Short problem:
Copy out all the records, word for word.

[Records with drawing code]

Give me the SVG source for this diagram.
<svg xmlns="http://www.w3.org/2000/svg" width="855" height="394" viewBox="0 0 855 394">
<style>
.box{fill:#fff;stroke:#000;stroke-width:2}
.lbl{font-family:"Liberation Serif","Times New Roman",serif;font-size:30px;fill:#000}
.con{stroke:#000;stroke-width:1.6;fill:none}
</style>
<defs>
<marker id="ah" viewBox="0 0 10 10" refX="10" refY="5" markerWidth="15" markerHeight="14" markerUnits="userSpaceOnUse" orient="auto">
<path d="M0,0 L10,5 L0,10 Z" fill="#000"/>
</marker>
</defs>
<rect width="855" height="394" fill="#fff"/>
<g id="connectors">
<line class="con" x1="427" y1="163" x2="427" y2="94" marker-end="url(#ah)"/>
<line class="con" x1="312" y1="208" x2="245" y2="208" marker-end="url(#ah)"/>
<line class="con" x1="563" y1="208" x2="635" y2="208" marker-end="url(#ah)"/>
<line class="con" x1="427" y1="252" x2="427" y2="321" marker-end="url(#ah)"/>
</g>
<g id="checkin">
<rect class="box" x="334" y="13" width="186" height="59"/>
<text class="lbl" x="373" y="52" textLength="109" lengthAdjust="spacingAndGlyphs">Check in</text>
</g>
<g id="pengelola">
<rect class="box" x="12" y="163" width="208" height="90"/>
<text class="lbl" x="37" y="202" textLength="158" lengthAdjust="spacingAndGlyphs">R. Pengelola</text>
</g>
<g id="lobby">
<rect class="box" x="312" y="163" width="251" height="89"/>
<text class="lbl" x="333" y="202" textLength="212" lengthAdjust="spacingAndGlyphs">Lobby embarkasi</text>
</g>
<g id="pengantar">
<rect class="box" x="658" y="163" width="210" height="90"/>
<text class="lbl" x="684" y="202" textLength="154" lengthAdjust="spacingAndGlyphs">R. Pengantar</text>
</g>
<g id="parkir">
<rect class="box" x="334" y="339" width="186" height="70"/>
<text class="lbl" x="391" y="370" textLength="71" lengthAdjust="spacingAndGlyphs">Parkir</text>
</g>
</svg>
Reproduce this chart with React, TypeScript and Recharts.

Result of the exercise:
Give me the SVG source for this diagram.
<svg xmlns="http://www.w3.org/2000/svg" width="855" height="394" viewBox="0 0 855 394">
<style>
.box{fill:#fff;stroke:#000;stroke-width:2}
.lbl{font-family:"Liberation Serif","Times New Roman",serif;font-size:30px;fill:#000}
.con{stroke:#000;stroke-width:1.6;fill:none}
</style>
<defs>
<marker id="ah" viewBox="0 0 10 10" refX="10" refY="5" markerWidth="15" markerHeight="14" markerUnits="userSpaceOnUse" orient="auto">
<path d="M0,0 L10,5 L0,10 Z" fill="#000"/>
</marker>
</defs>
<rect width="855" height="394" fill="#fff"/>
<g id="connectors">
<line class="con" x1="427" y1="163" x2="427" y2="94" marker-end="url(#ah)"/>
<line class="con" x1="312" y1="208" x2="245" y2="208" marker-end="url(#ah)"/>
<line class="con" x1="563" y1="208" x2="635" y2="208" marker-end="url(#ah)"/>
<line class="con" x1="427" y1="252" x2="427" y2="321" marker-end="url(#ah)"/>
</g>
<g id="checkin">
<rect class="box" x="334" y="13" width="186" height="59"/>
<text class="lbl" x="373" y="52" textLength="109" lengthAdjust="spacingAndGlyphs">Check in</text>
</g>
<g id="pengelola">
<rect class="box" x="12" y="163" width="208" height="90"/>
<text class="lbl" x="37" y="202" textLength="158" lengthAdjust="spacingAndGlyphs">R. Pengelola</text>
</g>
<g id="lobby">
<rect class="box" x="312" y="163" width="251" height="89"/>
<text class="lbl" x="333" y="202" textLength="212" lengthAdjust="spacingAndGlyphs">Lobby embarkasi</text>
</g>
<g id="pengantar">
<rect class="box" x="658" y="163" width="210" height="90"/>
<text class="lbl" x="684" y="202" textLength="154" lengthAdjust="spacingAndGlyphs">R. Pengantar</text>
</g>
<g id="parkir">
<rect class="box" x="334" y="339" width="186" height="70"/>
<text class="lbl" x="391" y="370" textLength="71" lengthAdjust="spacingAndGlyphs">Parkir</text>
</g>
</svg>
Reproduce this chart with React, TypeScript and Recharts.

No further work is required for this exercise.